§ **Raw data**:
[START]
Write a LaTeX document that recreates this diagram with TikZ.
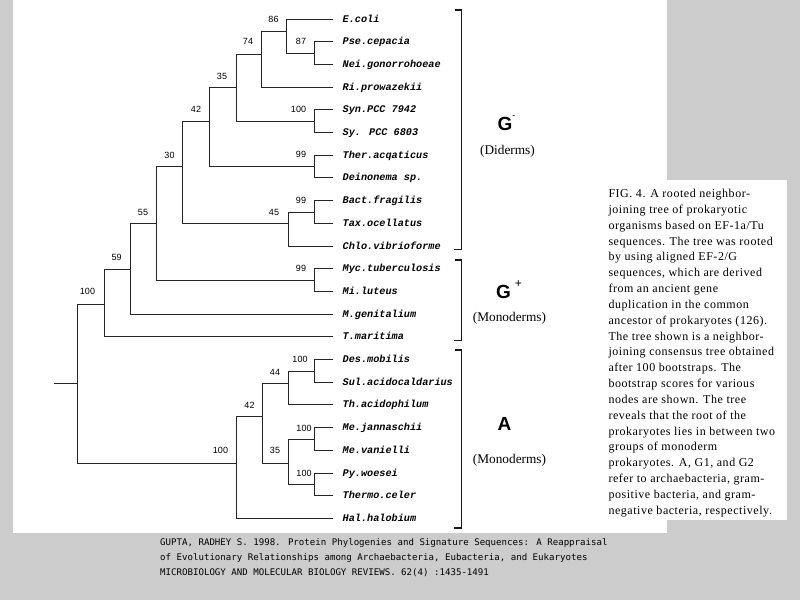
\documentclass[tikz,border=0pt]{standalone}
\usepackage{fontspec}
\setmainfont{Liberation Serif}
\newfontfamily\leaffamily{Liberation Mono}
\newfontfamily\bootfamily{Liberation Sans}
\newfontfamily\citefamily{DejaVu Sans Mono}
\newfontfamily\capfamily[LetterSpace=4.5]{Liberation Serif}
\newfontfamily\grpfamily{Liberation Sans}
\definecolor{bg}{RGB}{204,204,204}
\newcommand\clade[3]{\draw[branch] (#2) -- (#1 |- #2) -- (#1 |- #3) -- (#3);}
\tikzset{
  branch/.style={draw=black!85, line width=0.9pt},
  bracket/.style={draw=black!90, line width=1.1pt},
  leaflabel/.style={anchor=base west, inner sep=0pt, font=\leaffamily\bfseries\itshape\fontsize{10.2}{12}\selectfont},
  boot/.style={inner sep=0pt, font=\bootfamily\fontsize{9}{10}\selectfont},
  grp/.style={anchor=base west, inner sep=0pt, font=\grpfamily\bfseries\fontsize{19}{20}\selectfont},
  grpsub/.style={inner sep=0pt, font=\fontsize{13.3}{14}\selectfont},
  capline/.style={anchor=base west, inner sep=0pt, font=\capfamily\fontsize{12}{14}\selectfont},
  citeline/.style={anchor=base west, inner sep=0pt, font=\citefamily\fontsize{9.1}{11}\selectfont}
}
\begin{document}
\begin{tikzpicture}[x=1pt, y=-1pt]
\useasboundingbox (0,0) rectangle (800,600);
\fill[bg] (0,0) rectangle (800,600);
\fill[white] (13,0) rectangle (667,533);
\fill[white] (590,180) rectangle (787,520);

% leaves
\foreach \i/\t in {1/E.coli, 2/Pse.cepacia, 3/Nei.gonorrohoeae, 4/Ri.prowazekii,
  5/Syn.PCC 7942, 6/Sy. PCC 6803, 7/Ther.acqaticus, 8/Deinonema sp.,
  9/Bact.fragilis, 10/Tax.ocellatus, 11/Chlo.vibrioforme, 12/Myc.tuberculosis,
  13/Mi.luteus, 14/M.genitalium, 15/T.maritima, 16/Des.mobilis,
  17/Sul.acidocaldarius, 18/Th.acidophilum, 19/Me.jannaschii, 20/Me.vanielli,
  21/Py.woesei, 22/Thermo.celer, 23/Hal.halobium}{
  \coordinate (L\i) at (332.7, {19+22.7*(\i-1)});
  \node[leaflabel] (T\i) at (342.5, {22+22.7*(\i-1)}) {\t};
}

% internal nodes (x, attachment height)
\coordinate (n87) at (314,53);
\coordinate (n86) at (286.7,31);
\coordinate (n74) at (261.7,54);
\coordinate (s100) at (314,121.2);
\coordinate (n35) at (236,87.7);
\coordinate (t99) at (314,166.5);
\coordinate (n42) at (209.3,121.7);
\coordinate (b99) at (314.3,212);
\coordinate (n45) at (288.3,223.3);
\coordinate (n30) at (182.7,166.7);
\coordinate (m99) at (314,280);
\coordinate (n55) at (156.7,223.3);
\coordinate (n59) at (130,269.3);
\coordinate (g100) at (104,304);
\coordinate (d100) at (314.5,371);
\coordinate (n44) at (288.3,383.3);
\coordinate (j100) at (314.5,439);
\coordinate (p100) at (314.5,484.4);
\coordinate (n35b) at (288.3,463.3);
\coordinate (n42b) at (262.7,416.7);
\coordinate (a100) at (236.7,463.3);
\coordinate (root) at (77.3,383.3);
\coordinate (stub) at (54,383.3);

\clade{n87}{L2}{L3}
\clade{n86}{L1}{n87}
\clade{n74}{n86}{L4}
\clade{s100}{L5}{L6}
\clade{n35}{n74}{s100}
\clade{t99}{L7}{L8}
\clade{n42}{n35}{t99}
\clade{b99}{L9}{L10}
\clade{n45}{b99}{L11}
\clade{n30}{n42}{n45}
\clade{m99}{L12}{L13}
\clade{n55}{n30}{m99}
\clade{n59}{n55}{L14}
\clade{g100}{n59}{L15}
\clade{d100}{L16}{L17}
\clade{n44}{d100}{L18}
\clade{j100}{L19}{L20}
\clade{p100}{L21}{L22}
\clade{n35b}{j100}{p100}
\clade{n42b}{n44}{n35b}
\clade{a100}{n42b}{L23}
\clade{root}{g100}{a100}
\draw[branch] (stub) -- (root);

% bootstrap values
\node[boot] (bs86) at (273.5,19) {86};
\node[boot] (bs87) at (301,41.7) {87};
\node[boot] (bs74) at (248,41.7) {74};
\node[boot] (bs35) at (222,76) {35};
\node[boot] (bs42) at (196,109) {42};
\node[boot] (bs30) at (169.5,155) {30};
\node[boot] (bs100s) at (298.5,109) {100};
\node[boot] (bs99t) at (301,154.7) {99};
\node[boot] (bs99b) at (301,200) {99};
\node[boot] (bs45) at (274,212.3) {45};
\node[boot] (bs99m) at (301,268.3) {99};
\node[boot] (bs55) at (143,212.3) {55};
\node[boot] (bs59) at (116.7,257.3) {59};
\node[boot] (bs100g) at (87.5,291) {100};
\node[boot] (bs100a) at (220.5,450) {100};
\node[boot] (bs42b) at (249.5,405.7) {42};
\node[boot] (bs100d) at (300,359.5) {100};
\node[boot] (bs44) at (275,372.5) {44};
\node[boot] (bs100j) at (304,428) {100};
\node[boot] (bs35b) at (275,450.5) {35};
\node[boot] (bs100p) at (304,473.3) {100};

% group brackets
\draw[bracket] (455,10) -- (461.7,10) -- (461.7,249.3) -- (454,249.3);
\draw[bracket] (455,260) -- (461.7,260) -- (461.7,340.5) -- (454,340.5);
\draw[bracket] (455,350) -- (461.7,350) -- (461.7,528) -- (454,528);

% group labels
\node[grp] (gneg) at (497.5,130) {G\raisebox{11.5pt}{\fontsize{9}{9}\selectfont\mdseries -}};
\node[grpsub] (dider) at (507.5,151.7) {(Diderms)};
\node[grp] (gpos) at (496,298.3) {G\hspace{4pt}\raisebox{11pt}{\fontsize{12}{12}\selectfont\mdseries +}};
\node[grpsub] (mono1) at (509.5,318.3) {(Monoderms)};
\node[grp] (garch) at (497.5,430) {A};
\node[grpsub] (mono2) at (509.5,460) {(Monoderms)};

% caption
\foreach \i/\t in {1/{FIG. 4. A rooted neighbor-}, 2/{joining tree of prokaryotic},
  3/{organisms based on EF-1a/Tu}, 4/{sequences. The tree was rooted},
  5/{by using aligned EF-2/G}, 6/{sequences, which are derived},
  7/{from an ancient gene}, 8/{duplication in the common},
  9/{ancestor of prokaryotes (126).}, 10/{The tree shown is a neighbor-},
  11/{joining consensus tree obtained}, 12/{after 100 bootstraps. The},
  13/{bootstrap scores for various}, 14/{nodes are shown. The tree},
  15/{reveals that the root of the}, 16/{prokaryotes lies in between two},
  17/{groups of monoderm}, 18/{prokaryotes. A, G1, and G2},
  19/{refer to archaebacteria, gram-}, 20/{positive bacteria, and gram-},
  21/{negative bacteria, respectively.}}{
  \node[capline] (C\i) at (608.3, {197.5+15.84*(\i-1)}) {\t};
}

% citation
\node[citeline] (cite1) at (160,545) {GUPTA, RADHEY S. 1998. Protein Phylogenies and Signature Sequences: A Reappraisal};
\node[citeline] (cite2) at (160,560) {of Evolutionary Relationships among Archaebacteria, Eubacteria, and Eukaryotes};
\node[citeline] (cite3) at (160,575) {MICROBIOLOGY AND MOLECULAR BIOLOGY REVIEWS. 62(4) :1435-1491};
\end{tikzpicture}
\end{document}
[END]
Quote everything in the listing above exactly; pictures are the only thing to omit.

Write a LaTeX document that recreates this diagram with TikZ.
\documentclass[tikz,border=0pt]{standalone}
\usepackage{fontspec}
\setmainfont{Liberation Serif}
\newfontfamily\leaffamily{Liberation Mono}
\newfontfamily\bootfamily{Liberation Sans}
\newfontfamily\citefamily{DejaVu Sans Mono}
\newfontfamily\capfamily[LetterSpace=4.5]{Liberation Serif}
\newfontfamily\grpfamily{Liberation Sans}
\definecolor{bg}{RGB}{204,204,204}
\newcommand\clade[3]{\draw[branch] (#2) -- (#1 |- #2) -- (#1 |- #3) -- (#3);}
\tikzset{
  branch/.style={draw=black!85, line width=0.9pt},
  bracket/.style={draw=black!90, line width=1.1pt},
  leaflabel/.style={anchor=base west, inner sep=0pt, font=\leaffamily\bfseries\itshape\fontsize{10.2}{12}\selectfont},
  boot/.style={inner sep=0pt, font=\bootfamily\fontsize{9}{10}\selectfont},
  grp/.style={anchor=base west, inner sep=0pt, font=\grpfamily\bfseries\fontsize{19}{20}\selectfont},
  grpsub/.style={inner sep=0pt, font=\fontsize{13.3}{14}\selectfont},
  capline/.style={anchor=base west, inner sep=0pt, font=\capfamily\fontsize{12}{14}\selectfont},
  citeline/.style={anchor=base west, inner sep=0pt, font=\citefamily\fontsize{9.1}{11}\selectfont}
}
\begin{document}
\begin{tikzpicture}[x=1pt, y=-1pt]
\useasboundingbox (0,0) rectangle (800,600);
\fill[bg] (0,0) rectangle (800,600);
\fill[white] (13,0) rectangle (667,533);
\fill[white] (590,180) rectangle (787,520);

% leaves
\foreach \i/\t in {1/E.coli, 2/Pse.cepacia, 3/Nei.gonorrohoeae, 4/Ri.prowazekii,
  5/Syn.PCC 7942, 6/Sy. PCC 6803, 7/Ther.acqaticus, 8/Deinonema sp.,
  9/Bact.fragilis, 10/Tax.ocellatus, 11/Chlo.vibrioforme, 12/Myc.tuberculosis,
  13/Mi.luteus, 14/M.genitalium, 15/T.maritima, 16/Des.mobilis,
  17/Sul.acidocaldarius, 18/Th.acidophilum, 19/Me.jannaschii, 20/Me.vanielli,
  21/Py.woesei, 22/Thermo.celer, 23/Hal.halobium}{
  \coordinate (L\i) at (332.7, {19+22.7*(\i-1)});
  \node[leaflabel] (T\i) at (342.5, {22+22.7*(\i-1)}) {\t};
}

% internal nodes (x, attachment height)
\coordinate (n87) at (314,53);
\coordinate (n86) at (286.7,31);
\coordinate (n74) at (261.7,54);
\coordinate (s100) at (314,121.2);
\coordinate (n35) at (236,87.7);
\coordinate (t99) at (314,166.5);
\coordinate (n42) at (209.3,121.7);
\coordinate (b99) at (314.3,212);
\coordinate (n45) at (288.3,223.3);
\coordinate (n30) at (182.7,166.7);
\coordinate (m99) at (314,280);
\coordinate (n55) at (156.7,223.3);
\coordinate (n59) at (130,269.3);
\coordinate (g100) at (104,304);
\coordinate (d100) at (314.5,371);
\coordinate (n44) at (288.3,383.3);
\coordinate (j100) at (314.5,439);
\coordinate (p100) at (314.5,484.4);
\coordinate (n35b) at (288.3,463.3);
\coordinate (n42b) at (262.7,416.7);
\coordinate (a100) at (236.7,463.3);
\coordinate (root) at (77.3,383.3);
\coordinate (stub) at (54,383.3);

\clade{n87}{L2}{L3}
\clade{n86}{L1}{n87}
\clade{n74}{n86}{L4}
\clade{s100}{L5}{L6}
\clade{n35}{n74}{s100}
\clade{t99}{L7}{L8}
\clade{n42}{n35}{t99}
\clade{b99}{L9}{L10}
\clade{n45}{b99}{L11}
\clade{n30}{n42}{n45}
\clade{m99}{L12}{L13}
\clade{n55}{n30}{m99}
\clade{n59}{n55}{L14}
\clade{g100}{n59}{L15}
\clade{d100}{L16}{L17}
\clade{n44}{d100}{L18}
\clade{j100}{L19}{L20}
\clade{p100}{L21}{L22}
\clade{n35b}{j100}{p100}
\clade{n42b}{n44}{n35b}
\clade{a100}{n42b}{L23}
\clade{root}{g100}{a100}
\draw[branch] (stub) -- (root);

% bootstrap values
\node[boot] (bs86) at (273.5,19) {86};
\node[boot] (bs87) at (301,41.7) {87};
\node[boot] (bs74) at (248,41.7) {74};
\node[boot] (bs35) at (222,76) {35};
\node[boot] (bs42) at (196,109) {42};
\node[boot] (bs30) at (169.5,155) {30};
\node[boot] (bs100s) at (298.5,109) {100};
\node[boot] (bs99t) at (301,154.7) {99};
\node[boot] (bs99b) at (301,200) {99};
\node[boot] (bs45) at (274,212.3) {45};
\node[boot] (bs99m) at (301,268.3) {99};
\node[boot] (bs55) at (143,212.3) {55};
\node[boot] (bs59) at (116.7,257.3) {59};
\node[boot] (bs100g) at (87.5,291) {100};
\node[boot] (bs100a) at (220.5,450) {100};
\node[boot] (bs42b) at (249.5,405.7) {42};
\node[boot] (bs100d) at (300,359.5) {100};
\node[boot] (bs44) at (275,372.5) {44};
\node[boot] (bs100j) at (304,428) {100};
\node[boot] (bs35b) at (275,450.5) {35};
\node[boot] (bs100p) at (304,473.3) {100};

% group brackets
\draw[bracket] (455,10) -- (461.7,10) -- (461.7,249.3) -- (454,249.3);
\draw[bracket] (455,260) -- (461.7,260) -- (461.7,340.5) -- (454,340.5);
\draw[bracket] (455,350) -- (461.7,350) -- (461.7,528) -- (454,528);

% group labels
\node[grp] (gneg) at (497.5,130) {G\raisebox{11.5pt}{\fontsize{9}{9}\selectfont\mdseries -}};
\node[grpsub] (dider) at (507.5,151.7) {(Diderms)};
\node[grp] (gpos) at (496,298.3) {G\hspace{4pt}\raisebox{11pt}{\fontsize{12}{12}\selectfont\mdseries +}};
\node[grpsub] (mono1) at (509.5,318.3) {(Monoderms)};
\node[grp] (garch) at (497.5,430) {A};
\node[grpsub] (mono2) at (509.5,460) {(Monoderms)};

% caption
\foreach \i/\t in {1/{FIG. 4. A rooted neighbor-}, 2/{joining tree of prokaryotic},
  3/{organisms based on EF-1a/Tu}, 4/{sequences. The tree was rooted},
  5/{by using aligned EF-2/G}, 6/{sequences, which are derived},
  7/{from an ancient gene}, 8/{duplication in the common},
  9/{ancestor of prokaryotes (126).}, 10/{The tree shown is a neighbor-},
  11/{joining consensus tree obtained}, 12/{after 100 bootstraps. The},
  13/{bootstrap scores for various}, 14/{nodes are shown. The tree},
  15/{reveals that the root of the}, 16/{prokaryotes lies in between two},
  17/{groups of monoderm}, 18/{prokaryotes. A, G1, and G2},
  19/{refer to archaebacteria, gram-}, 20/{positive bacteria, and gram-},
  21/{negative bacteria, respectively.}}{
  \node[capline] (C\i) at (608.3, {197.5+15.84*(\i-1)}) {\t};
}

% citation
\node[citeline] (cite1) at (160,545) {GUPTA, RADHEY S. 1998. Protein Phylogenies and Signature Sequences: A Reappraisal};
\node[citeline] (cite2) at (160,560) {of Evolutionary Relationships among Archaebacteria, Eubacteria, and Eukaryotes};
\node[citeline] (cite3) at (160,575) {MICROBIOLOGY AND MOLECULAR BIOLOGY REVIEWS. 62(4) :1435-1491};
\end{tikzpicture}
\end{document}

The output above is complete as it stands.